┌────────

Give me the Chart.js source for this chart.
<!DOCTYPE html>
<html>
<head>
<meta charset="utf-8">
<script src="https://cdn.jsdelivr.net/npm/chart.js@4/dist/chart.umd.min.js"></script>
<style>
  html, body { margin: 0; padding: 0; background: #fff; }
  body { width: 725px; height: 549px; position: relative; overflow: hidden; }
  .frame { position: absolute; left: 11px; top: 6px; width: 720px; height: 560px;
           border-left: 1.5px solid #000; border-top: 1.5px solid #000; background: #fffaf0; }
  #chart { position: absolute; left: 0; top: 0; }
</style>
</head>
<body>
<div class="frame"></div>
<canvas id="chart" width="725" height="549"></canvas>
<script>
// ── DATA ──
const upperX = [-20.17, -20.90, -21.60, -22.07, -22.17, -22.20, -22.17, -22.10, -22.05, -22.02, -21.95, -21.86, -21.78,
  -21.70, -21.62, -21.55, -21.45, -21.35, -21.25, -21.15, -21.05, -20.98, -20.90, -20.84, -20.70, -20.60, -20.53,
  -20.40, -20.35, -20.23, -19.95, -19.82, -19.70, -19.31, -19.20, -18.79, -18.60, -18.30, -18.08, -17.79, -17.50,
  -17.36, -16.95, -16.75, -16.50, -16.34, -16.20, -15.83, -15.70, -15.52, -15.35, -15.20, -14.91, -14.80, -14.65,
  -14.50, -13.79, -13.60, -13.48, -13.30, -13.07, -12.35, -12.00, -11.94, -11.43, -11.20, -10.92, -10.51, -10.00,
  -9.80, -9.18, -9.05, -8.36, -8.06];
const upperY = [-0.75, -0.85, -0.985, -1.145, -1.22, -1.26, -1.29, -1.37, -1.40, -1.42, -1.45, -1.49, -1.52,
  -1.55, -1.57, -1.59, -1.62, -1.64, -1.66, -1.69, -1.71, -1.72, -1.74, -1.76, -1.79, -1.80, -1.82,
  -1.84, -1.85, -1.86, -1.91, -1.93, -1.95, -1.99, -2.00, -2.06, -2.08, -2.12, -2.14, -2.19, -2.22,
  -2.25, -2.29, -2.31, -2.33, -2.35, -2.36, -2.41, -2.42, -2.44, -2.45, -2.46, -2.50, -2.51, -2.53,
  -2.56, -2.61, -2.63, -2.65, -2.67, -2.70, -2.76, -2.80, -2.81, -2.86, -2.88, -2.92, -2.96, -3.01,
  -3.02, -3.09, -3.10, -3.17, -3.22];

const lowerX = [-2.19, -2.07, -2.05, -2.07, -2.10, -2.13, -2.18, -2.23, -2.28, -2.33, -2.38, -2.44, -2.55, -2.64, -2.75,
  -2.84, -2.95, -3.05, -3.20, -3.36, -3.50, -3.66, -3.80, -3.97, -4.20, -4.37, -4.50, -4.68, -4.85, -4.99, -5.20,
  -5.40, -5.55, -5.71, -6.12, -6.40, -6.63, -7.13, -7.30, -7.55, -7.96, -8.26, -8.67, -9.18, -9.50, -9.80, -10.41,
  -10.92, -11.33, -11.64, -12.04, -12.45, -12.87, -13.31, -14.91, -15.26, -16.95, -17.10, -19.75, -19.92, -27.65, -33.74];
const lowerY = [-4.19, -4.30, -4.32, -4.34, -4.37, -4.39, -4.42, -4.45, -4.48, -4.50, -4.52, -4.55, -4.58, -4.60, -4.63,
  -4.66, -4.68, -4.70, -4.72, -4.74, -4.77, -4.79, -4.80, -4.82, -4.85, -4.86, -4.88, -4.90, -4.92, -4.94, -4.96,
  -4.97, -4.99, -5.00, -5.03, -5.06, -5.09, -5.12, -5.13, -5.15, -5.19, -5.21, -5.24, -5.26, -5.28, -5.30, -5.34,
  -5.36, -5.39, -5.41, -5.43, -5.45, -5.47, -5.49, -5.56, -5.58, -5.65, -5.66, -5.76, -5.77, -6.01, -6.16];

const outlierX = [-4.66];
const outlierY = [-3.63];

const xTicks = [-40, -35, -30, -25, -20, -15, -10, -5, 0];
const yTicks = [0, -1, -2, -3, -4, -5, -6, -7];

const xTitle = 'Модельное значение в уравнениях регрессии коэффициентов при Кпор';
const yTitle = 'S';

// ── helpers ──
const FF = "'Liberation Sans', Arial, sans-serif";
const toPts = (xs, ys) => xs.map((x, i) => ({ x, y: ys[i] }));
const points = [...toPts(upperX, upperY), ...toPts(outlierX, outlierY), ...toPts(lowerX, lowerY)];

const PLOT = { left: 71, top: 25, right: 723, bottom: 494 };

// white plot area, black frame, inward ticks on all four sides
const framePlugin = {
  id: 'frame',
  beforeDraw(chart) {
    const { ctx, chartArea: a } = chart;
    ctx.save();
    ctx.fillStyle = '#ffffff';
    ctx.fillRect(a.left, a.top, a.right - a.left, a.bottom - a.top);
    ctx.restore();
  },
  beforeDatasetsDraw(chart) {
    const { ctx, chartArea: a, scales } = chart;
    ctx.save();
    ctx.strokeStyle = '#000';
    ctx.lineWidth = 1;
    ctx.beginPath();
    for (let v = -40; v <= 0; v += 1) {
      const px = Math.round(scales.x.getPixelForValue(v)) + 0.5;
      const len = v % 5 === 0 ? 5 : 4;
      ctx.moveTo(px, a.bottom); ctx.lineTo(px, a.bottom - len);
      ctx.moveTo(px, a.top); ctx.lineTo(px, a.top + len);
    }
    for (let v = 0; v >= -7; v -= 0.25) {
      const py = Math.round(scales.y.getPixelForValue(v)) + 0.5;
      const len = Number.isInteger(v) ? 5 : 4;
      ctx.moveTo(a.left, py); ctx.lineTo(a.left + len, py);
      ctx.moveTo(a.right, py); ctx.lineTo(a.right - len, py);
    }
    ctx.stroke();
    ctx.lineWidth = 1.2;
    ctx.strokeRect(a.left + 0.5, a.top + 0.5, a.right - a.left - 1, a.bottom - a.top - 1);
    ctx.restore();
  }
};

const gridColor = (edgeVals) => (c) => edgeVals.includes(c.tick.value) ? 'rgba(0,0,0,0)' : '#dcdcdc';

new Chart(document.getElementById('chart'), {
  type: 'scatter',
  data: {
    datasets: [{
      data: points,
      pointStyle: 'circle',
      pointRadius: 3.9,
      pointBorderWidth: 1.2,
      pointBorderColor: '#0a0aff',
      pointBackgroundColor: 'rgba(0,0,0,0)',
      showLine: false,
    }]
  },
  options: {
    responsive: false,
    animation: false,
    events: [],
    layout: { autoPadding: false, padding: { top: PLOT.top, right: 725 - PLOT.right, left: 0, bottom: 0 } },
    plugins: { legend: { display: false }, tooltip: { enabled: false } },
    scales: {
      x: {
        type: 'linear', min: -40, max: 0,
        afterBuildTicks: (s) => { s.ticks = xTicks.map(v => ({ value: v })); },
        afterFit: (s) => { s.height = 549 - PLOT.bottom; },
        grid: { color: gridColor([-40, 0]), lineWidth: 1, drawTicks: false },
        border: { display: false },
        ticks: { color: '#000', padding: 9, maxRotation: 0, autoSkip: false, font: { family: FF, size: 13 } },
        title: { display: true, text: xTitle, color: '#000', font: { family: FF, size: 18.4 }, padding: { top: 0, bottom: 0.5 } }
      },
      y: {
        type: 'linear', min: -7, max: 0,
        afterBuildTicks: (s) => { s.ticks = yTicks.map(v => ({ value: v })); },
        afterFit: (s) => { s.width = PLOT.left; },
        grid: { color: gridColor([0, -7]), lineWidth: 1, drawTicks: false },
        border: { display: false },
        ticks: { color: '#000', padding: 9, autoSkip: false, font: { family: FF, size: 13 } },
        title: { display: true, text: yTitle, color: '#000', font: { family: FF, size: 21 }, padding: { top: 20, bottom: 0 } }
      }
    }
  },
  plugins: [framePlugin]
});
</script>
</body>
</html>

└────────
┌────────

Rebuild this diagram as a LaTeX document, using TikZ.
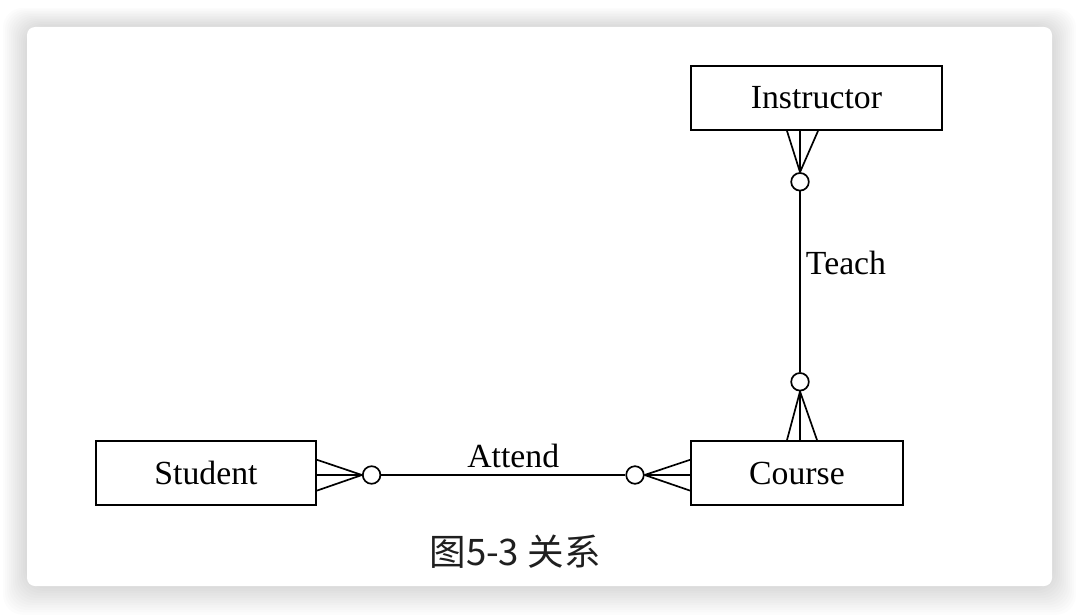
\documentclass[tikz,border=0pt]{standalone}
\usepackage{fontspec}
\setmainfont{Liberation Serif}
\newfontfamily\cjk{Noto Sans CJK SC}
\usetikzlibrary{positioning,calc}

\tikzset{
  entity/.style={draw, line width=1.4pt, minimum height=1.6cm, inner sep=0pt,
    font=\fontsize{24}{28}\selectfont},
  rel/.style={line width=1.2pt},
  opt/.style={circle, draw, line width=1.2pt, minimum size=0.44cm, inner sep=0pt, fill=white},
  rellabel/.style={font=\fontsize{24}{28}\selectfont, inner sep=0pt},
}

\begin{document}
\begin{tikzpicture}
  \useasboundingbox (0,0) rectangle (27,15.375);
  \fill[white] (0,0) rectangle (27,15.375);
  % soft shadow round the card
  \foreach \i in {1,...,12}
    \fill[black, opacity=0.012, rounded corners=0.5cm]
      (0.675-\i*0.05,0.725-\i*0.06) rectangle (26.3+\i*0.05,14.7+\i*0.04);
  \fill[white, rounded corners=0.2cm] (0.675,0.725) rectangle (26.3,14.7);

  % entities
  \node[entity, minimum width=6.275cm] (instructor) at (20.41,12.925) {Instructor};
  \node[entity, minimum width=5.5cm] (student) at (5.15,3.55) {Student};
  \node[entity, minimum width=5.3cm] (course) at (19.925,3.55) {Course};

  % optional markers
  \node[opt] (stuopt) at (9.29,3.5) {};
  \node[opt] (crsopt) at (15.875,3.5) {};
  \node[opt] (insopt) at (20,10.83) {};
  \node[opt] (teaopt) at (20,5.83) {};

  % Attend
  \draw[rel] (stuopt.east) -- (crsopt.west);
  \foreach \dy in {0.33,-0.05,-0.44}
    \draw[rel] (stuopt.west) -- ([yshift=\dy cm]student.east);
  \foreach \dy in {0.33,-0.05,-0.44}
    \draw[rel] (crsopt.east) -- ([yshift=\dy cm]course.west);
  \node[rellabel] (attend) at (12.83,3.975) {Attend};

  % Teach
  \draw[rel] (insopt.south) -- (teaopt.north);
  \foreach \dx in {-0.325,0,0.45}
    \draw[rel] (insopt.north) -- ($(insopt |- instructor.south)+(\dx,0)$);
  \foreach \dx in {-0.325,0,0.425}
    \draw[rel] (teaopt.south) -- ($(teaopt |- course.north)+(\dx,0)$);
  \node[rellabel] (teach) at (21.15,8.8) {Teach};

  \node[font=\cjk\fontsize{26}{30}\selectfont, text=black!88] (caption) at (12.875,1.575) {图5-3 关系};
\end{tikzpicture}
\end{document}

└────────

From the entries above, pull out each line that includes "this".

Response:
Give me the Chart.js source for this chart.
Rebuild this diagram as a LaTeX document, using TikZ.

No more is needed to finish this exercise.